The task: Will you write out the data exactly, excluding every picture?

Data shown:
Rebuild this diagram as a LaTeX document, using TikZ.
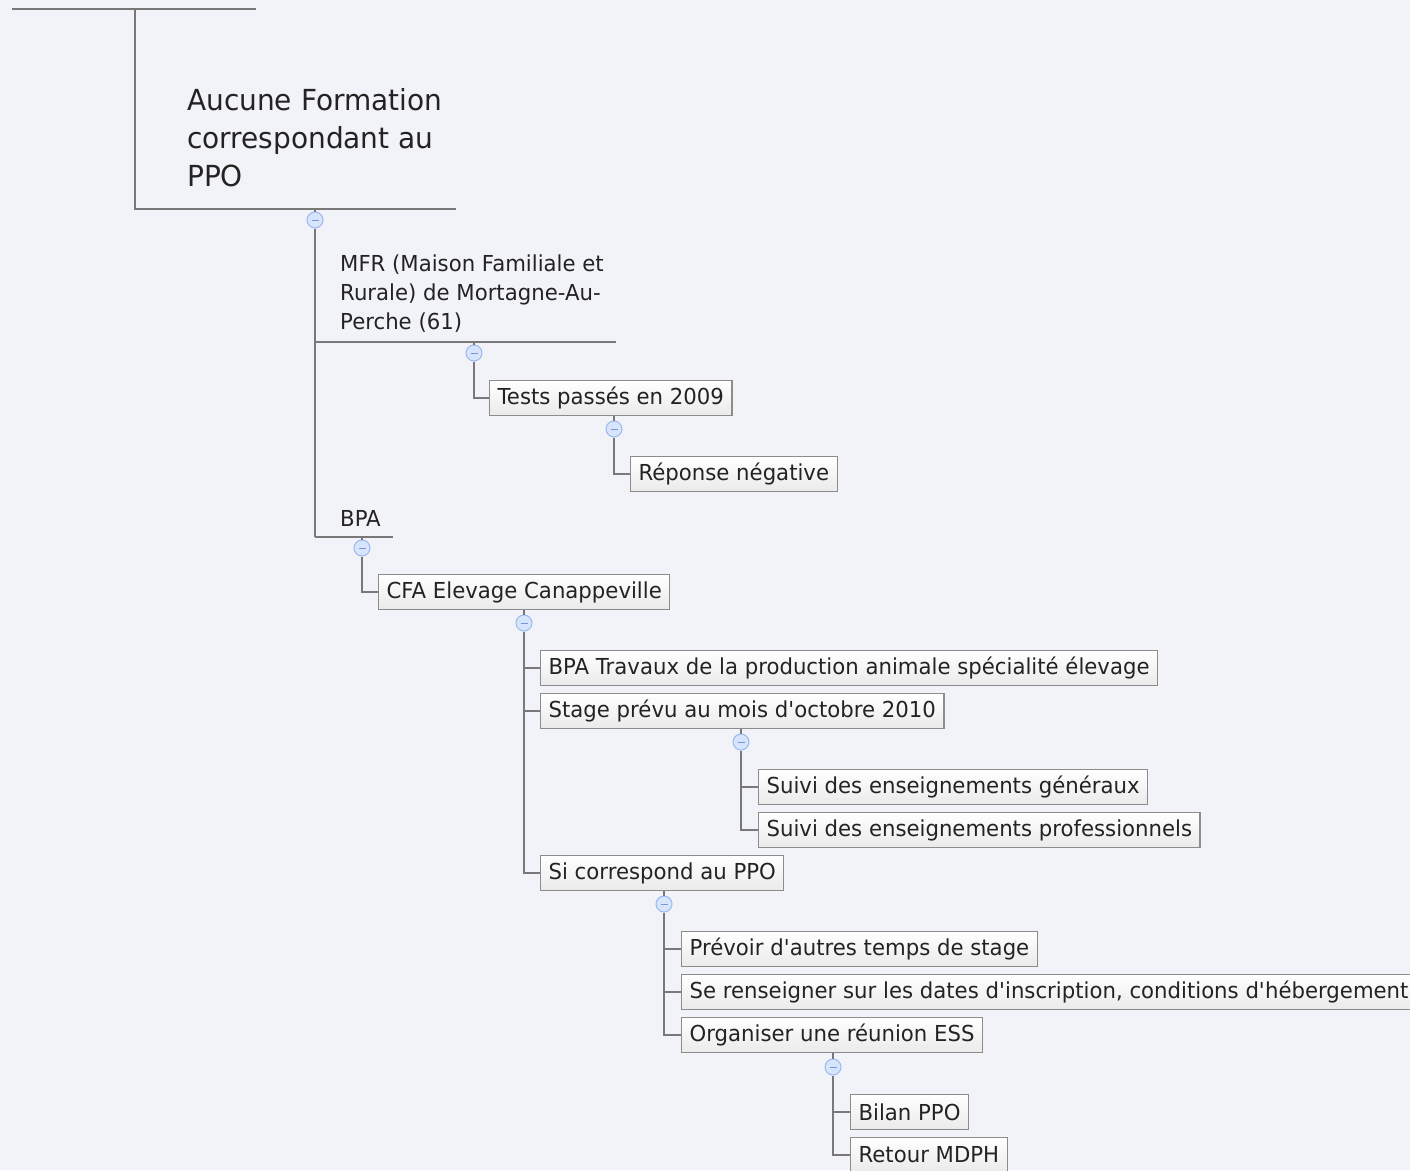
\documentclass[tikz,border=0pt]{standalone}
\usepackage{fontspec}
\setmainfont{DejaVu Sans}[FakeStretch=0.965]
\definecolor{paper}{RGB}{242,243,248}
\definecolor{branch}{RGB}{120,120,120}
\definecolor{boxline}{RGB}{140,140,140}
\definecolor{boxtop}{RGB}{255,255,255}
\definecolor{boxbottom}{RGB}{234,234,234}
\definecolor{knobfill}{RGB}{214,228,252}
\definecolor{knobline}{RGB}{155,185,238}
\definecolor{knobdash}{RGB}{120,150,215}
\definecolor{inktext}{RGB}{35,35,35}

\tikzset{
  topic/.style={draw=boxline, line width=1.2, top color=boxtop, bottom color=boxbottom,
    anchor=west, minimum height=35, inner xsep=8, inner ysep=0, text=inktext,
    font=\fontsize{22}{26}\selectfont},
  subject/.style={anchor=north west, inner sep=0, align=left, text=inktext,
    font=\fontsize{22}{29}\selectfont},
  central/.style={anchor=north west, inner sep=0, align=left, text=inktext,
    font=\fontsize{29}{38}\selectfont},
  link/.style={draw=branch, line width=1.3},
  knob/.style={circle, draw=knobline, fill=knobfill, line width=1, minimum size=16, inner sep=0,
    path picture={\draw[knobdash, line width=1] ([xshift=-3.5]path picture bounding box.center)
      -- ([xshift=3.5]path picture bounding box.center);}}
}

\begin{document}
\begin{tikzpicture}[x=1pt, y=-1pt]
        \fill[paper] (0,0) rectangle (1410,1170);
        \useasboundingbox (0,0) rectangle (1410,1170);

        % underlined topics
        \coordinate (rootL) at (12,9);
        \coordinate (rootR) at (256,9);
        \coordinate (rootJ) at (135,9);
        \coordinate (aucuneL) at (135,209);
        \coordinate (aucuneR) at (456,209);
        \coordinate (mfrL) at (315,342);
        \coordinate (mfrR) at (616,342);
        \coordinate (bpaL) at (315,537);
        \coordinate (bpaR) at (393,537);

        \node[central] (aucune) at (187,88) {Aucune Formation\\correspondant au\\PPO};
        \node[subject] (mfr) at (340,255) {MFR (Maison Familiale et\\Rurale) de Mortagne-Au-\\Perche (61)};
        \node[subject] (bpa) at (340,510) {BPA};

        % boxed topics
        \node[topic] (tests) at (489,398) {Tests passés en 2009};
        \node[topic] (reponse) at (630,474) {Réponse négative};
        \node[topic] (cfa) at (378,592) {CFA Elevage Canappeville};
        \node[topic] (bpatrav) at (540,668) {BPA Travaux de la production animale spécialité élevage};
        \node[topic] (stage) at (540,711) {Stage prévu au mois d\textquotesingle octobre 2010};
        \node[topic] (suivig) at (758,787) {Suivi des enseignements généraux};
        \node[topic] (suivip) at (758,830) {Suivi des enseignements professionnels};
        \node[topic] (sicor) at (540,873) {Si correspond au PPO};
        \node[topic] (prevoir) at (681,949) {Prévoir d\textquotesingle autres temps de stage};
        \node[topic] (renseigner) at (681,992) {Se renseigner sur les dates d\textquotesingle inscription, conditions d\textquotesingle hébergement};
        \node[topic] (organiser) at (681,1035) {Organiser une réunion ESS};
        \node[topic] (bilan) at (850,1112) {Bilan PPO};
        \node[topic] (retour) at (850,1155) {Retour MDPH};

        % collapse buttons
        \node[knob] (k1) at (315,220) {};
        \node[knob] (k2) at (474,353) {};
        \node[knob] (k3) at (614,429) {};
        \node[knob] (k4) at (362,548) {};
        \node[knob] (k5) at (524,623) {};
        \node[knob] (k6) at (741,742) {};
        \node[knob] (k7) at (664,904) {};
        \node[knob] (k8) at (833,1067) {};

        \draw[link] (rootL) -- (rootR);
        \draw[link] (rootJ) -- (aucuneL) -- (aucuneR);
        \draw[link] (mfrL) -- (mfrR);
        \draw[link] (bpaL) -- (bpaR);

        \draw[link] (k1.north) -- (k1.north |- aucuneL);
        \draw[link] (k1) |- (mfrL);
        \draw[link] (k1) |- (bpaL);

        \draw[link] (k2.north) -- (k2.north |- mfrL);
        \draw[link] (k2) |- (tests.west);
        \draw[link] (k3.north) -- (k3.north |- tests.south);
        \draw[link] (k3) |- (reponse.west);

        \draw[link] (k4.north) -- (k4.north |- bpaL);
        \draw[link] (k4) |- (cfa.west);
        \draw[link] (k5.north) -- (k5.north |- cfa.south);
        \draw[link] (k5) |- (bpatrav.west);
        \draw[link] (k5) |- (stage.west);
        \draw[link] (k5) |- (sicor.west);

        \draw[link] (k6.north) -- (k6.north |- stage.south);
        \draw[link] (k6) |- (suivig.west);
        \draw[link] (k6) |- (suivip.west);

        \draw[link] (k7.north) -- (k7.north |- sicor.south);
        \draw[link] (k7) |- (prevoir.west);
        \draw[link] (k7) |- (renseigner.west);
        \draw[link] (k7) |- (organiser.west);

        \draw[link] (k8.north) -- (k8.north |- organiser.south);
        \draw[link] (k8) |- (bilan.west);
        \draw[link] (k8) |- (retour.west);
\end{tikzpicture}
\end{document}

Finished task:
Rebuild this diagram as a LaTeX document, using TikZ.
\documentclass[tikz,border=0pt]{standalone}
\usepackage{fontspec}
\setmainfont{DejaVu Sans}[FakeStretch=0.965]
\definecolor{paper}{RGB}{242,243,248}
\definecolor{branch}{RGB}{120,120,120}
\definecolor{boxline}{RGB}{140,140,140}
\definecolor{boxtop}{RGB}{255,255,255}
\definecolor{boxbottom}{RGB}{234,234,234}
\definecolor{knobfill}{RGB}{214,228,252}
\definecolor{knobline}{RGB}{155,185,238}
\definecolor{knobdash}{RGB}{120,150,215}
\definecolor{inktext}{RGB}{35,35,35}

\tikzset{
  topic/.style={draw=boxline, line width=1.2, top color=boxtop, bottom color=boxbottom,
    anchor=west, minimum height=35, inner xsep=8, inner ysep=0, text=inktext,
    font=\fontsize{22}{26}\selectfont},
  subject/.style={anchor=north west, inner sep=0, align=left, text=inktext,
    font=\fontsize{22}{29}\selectfont},
  central/.style={anchor=north west, inner sep=0, align=left, text=inktext,
    font=\fontsize{29}{38}\selectfont},
  link/.style={draw=branch, line width=1.3},
  knob/.style={circle, draw=knobline, fill=knobfill, line width=1, minimum size=16, inner sep=0,
    path picture={\draw[knobdash, line width=1] ([xshift=-3.5]path picture bounding box.center)
      -- ([xshift=3.5]path picture bounding box.center);}}
}

\begin{document}
\begin{tikzpicture}[x=1pt, y=-1pt]
        \fill[paper] (0,0) rectangle (1410,1170);
        \useasboundingbox (0,0) rectangle (1410,1170);

        % underlined topics
        \coordinate (rootL) at (12,9);
        \coordinate (rootR) at (256,9);
        \coordinate (rootJ) at (135,9);
        \coordinate (aucuneL) at (135,209);
        \coordinate (aucuneR) at (456,209);
        \coordinate (mfrL) at (315,342);
        \coordinate (mfrR) at (616,342);
        \coordinate (bpaL) at (315,537);
        \coordinate (bpaR) at (393,537);

        \node[central] (aucune) at (187,88) {Aucune Formation\\correspondant au\\PPO};
        \node[subject] (mfr) at (340,255) {MFR (Maison Familiale et\\Rurale) de Mortagne-Au-\\Perche (61)};
        \node[subject] (bpa) at (340,510) {BPA};

        % boxed topics
        \node[topic] (tests) at (489,398) {Tests passés en 2009};
        \node[topic] (reponse) at (630,474) {Réponse négative};
        \node[topic] (cfa) at (378,592) {CFA Elevage Canappeville};
        \node[topic] (bpatrav) at (540,668) {BPA Travaux de la production animale spécialité élevage};
        \node[topic] (stage) at (540,711) {Stage prévu au mois d\textquotesingle octobre 2010};
        \node[topic] (suivig) at (758,787) {Suivi des enseignements généraux};
        \node[topic] (suivip) at (758,830) {Suivi des enseignements professionnels};
        \node[topic] (sicor) at (540,873) {Si correspond au PPO};
        \node[topic] (prevoir) at (681,949) {Prévoir d\textquotesingle autres temps de stage};
        \node[topic] (renseigner) at (681,992) {Se renseigner sur les dates d\textquotesingle inscription, conditions d\textquotesingle hébergement};
        \node[topic] (organiser) at (681,1035) {Organiser une réunion ESS};
        \node[topic] (bilan) at (850,1112) {Bilan PPO};
        \node[topic] (retour) at (850,1155) {Retour MDPH};

        % collapse buttons
        \node[knob] (k1) at (315,220) {};
        \node[knob] (k2) at (474,353) {};
        \node[knob] (k3) at (614,429) {};
        \node[knob] (k4) at (362,548) {};
        \node[knob] (k5) at (524,623) {};
        \node[knob] (k6) at (741,742) {};
        \node[knob] (k7) at (664,904) {};
        \node[knob] (k8) at (833,1067) {};

        \draw[link] (rootL) -- (rootR);
        \draw[link] (rootJ) -- (aucuneL) -- (aucuneR);
        \draw[link] (mfrL) -- (mfrR);
        \draw[link] (bpaL) -- (bpaR);

        \draw[link] (k1.north) -- (k1.north |- aucuneL);
        \draw[link] (k1) |- (mfrL);
        \draw[link] (k1) |- (bpaL);

        \draw[link] (k2.north) -- (k2.north |- mfrL);
        \draw[link] (k2) |- (tests.west);
        \draw[link] (k3.north) -- (k3.north |- tests.south);
        \draw[link] (k3) |- (reponse.west);

        \draw[link] (k4.north) -- (k4.north |- bpaL);
        \draw[link] (k4) |- (cfa.west);
        \draw[link] (k5.north) -- (k5.north |- cfa.south);
        \draw[link] (k5) |- (bpatrav.west);
        \draw[link] (k5) |- (stage.west);
        \draw[link] (k5) |- (sicor.west);

        \draw[link] (k6.north) -- (k6.north |- stage.south);
        \draw[link] (k6) |- (suivig.west);
        \draw[link] (k6) |- (suivip.west);

        \draw[link] (k7.north) -- (k7.north |- sicor.south);
        \draw[link] (k7) |- (prevoir.west);
        \draw[link] (k7) |- (renseigner.west);
        \draw[link] (k7) |- (organiser.west);

        \draw[link] (k8.north) -- (k8.north |- organiser.south);
        \draw[link] (k8) |- (bilan.west);
        \draw[link] (k8) |- (retour.west);
\end{tikzpicture}
\end{document}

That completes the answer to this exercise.